After several separations, Nacoma Kulowiec filed to divorce his wife of nine years, Ewelina Mrozik Kulowiec, and the couple met to go over the paperwork for those proceedings in September 2011.

Nacoma, a U.S. Air Force reservist, had been seeing another woman, and had a child with this woman for several years, but he and Ewelina apparently never discussed the issue until this encounter.

Ewelina had driven 2 1/2 hours from her home in Maryland to meet Nacoma at a Burger King on the U.S. Air Force base in Dover, Del., but security blocked her entry because her military identification had expired.

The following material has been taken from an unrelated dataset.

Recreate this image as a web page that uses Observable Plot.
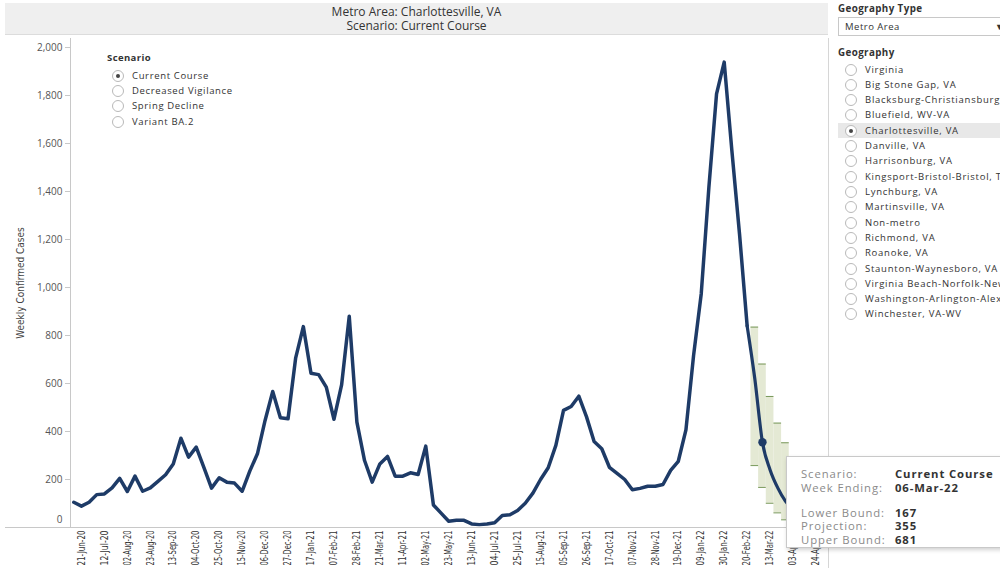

Having moved to a nearby hotel parking lot, Nacoma said Ewelina grilled him about his infidelity and aimed a gun at his head to get the answers she wanted.

Ewelina testified on the other hand that she kept the gun in her purse for protection and that Nacoma saw it and grabbed it. In any event, a struggle for the gun ensued in which Ewelina bit her husband several times.

A judge in Kent County ultimately acquitted Ewelina of aggravated menacing, terroristic threatening and possession of a firearm during the commission of a felony.

She was convicted, however, of third-degree assault since the court ruled that "the biting was admitted and clearly caused physical injury."

On appeal, Ewelina argued that she had not injured her husband enough to warrant an assault conviction, citing a 2009 opinion in Harris v. State.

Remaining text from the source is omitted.